■ **AVAILABLE DATA**:
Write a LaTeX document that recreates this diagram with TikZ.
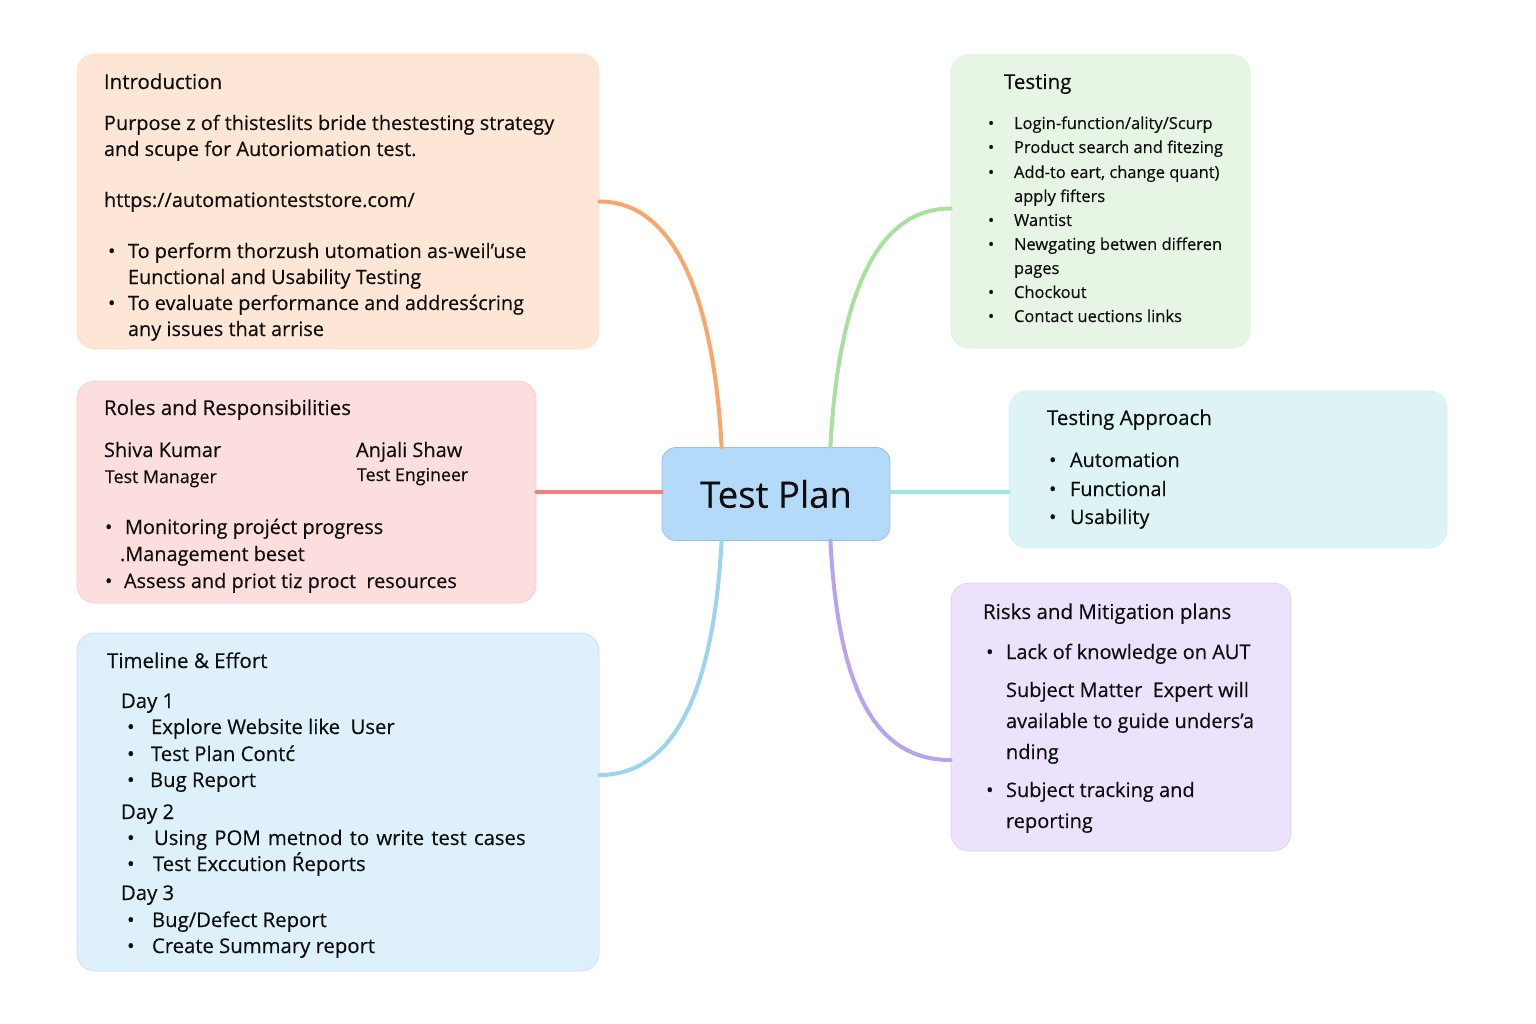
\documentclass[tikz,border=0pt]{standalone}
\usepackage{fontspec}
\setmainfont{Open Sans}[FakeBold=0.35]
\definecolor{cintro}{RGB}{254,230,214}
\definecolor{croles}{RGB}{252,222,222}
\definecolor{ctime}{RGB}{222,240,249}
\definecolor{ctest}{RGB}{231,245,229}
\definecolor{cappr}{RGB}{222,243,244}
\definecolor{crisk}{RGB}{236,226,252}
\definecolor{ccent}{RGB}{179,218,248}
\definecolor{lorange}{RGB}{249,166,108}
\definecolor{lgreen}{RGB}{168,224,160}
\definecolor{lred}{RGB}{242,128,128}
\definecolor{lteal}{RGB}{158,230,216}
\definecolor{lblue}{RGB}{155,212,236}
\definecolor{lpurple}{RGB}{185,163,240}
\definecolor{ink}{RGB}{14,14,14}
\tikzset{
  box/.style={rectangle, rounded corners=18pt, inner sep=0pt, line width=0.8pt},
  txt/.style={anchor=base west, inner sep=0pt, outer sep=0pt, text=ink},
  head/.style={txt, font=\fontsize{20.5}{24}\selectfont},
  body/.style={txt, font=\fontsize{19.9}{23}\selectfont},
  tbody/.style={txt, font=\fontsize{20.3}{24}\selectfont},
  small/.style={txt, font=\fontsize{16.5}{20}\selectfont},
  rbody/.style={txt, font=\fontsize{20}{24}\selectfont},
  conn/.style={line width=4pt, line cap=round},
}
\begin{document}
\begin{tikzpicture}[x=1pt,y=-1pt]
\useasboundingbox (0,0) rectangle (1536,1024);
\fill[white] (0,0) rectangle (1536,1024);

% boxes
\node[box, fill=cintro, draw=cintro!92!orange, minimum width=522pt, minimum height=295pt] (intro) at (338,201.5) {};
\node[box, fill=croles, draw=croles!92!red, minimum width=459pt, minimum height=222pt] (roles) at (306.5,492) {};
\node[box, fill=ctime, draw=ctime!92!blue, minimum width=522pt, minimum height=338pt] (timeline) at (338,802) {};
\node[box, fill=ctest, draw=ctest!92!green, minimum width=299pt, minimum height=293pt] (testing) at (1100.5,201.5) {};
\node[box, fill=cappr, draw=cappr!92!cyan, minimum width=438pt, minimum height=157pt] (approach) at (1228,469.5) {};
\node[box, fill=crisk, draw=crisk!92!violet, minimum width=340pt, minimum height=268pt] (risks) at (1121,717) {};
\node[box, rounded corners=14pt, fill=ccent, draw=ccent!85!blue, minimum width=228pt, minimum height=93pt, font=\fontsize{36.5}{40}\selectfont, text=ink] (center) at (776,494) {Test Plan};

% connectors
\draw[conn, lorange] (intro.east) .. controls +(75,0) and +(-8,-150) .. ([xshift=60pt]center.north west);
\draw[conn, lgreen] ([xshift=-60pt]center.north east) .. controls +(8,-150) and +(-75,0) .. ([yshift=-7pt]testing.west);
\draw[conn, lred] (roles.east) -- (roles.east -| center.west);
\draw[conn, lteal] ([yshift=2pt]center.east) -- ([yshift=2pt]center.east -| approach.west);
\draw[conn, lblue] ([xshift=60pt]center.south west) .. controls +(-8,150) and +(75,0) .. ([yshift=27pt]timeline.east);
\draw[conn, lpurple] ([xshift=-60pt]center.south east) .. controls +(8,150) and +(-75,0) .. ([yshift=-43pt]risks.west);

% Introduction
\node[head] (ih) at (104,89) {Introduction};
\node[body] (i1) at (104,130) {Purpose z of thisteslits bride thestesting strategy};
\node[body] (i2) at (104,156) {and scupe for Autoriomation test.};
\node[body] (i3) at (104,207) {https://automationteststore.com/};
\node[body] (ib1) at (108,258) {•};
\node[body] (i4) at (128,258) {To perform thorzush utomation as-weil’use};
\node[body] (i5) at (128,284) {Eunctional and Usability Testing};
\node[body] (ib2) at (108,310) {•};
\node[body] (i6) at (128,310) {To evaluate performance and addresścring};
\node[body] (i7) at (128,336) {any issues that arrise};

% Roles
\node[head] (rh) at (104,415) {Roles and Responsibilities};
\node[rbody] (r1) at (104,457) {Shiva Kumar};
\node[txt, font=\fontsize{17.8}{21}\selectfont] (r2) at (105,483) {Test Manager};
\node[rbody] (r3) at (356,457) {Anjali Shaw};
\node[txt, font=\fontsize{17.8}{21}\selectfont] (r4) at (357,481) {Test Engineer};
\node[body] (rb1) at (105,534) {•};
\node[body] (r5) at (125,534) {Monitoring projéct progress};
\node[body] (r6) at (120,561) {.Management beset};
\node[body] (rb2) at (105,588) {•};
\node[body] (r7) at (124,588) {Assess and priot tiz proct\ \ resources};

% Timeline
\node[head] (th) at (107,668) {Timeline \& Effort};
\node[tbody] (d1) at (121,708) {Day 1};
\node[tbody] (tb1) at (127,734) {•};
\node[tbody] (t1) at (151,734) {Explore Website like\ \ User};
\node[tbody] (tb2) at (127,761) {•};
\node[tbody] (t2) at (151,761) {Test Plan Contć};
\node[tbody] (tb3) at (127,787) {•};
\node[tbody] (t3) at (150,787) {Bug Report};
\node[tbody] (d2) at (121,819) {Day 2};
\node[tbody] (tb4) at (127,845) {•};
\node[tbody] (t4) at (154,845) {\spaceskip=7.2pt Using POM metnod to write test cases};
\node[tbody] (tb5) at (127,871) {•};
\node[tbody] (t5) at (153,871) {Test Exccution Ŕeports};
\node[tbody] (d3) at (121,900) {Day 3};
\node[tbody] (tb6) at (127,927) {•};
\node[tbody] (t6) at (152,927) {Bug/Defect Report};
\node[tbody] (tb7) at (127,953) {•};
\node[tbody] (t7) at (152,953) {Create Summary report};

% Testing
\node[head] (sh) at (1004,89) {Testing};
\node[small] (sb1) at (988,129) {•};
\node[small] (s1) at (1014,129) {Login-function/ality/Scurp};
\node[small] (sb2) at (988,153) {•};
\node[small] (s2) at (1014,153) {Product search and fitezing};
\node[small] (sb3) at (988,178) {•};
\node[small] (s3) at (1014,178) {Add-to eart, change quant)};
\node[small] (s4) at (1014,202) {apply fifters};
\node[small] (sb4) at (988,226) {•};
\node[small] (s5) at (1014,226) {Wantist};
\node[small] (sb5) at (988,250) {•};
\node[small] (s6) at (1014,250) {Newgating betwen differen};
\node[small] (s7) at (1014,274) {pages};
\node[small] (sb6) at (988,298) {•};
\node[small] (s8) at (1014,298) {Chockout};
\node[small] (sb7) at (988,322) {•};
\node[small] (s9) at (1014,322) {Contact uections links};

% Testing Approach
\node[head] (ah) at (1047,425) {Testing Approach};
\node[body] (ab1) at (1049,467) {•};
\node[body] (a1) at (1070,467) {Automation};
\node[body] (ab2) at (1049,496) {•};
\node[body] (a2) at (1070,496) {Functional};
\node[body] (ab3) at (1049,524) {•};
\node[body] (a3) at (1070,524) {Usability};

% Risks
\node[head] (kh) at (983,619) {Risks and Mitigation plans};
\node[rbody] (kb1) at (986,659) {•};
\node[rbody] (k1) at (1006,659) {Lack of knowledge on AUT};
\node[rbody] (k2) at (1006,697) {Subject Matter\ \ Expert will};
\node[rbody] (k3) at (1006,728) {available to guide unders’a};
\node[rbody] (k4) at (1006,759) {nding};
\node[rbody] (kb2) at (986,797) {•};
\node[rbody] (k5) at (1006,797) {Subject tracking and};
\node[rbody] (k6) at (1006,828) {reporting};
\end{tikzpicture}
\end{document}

■ **DIRECTIONS**: Return each line where "that" shows up.

■ **RESPONSE TO THE EXERCISE**:
Write a LaTeX document that recreates this diagram with TikZ.
\node[body] (i7) at (128,336) {any issues that arrise};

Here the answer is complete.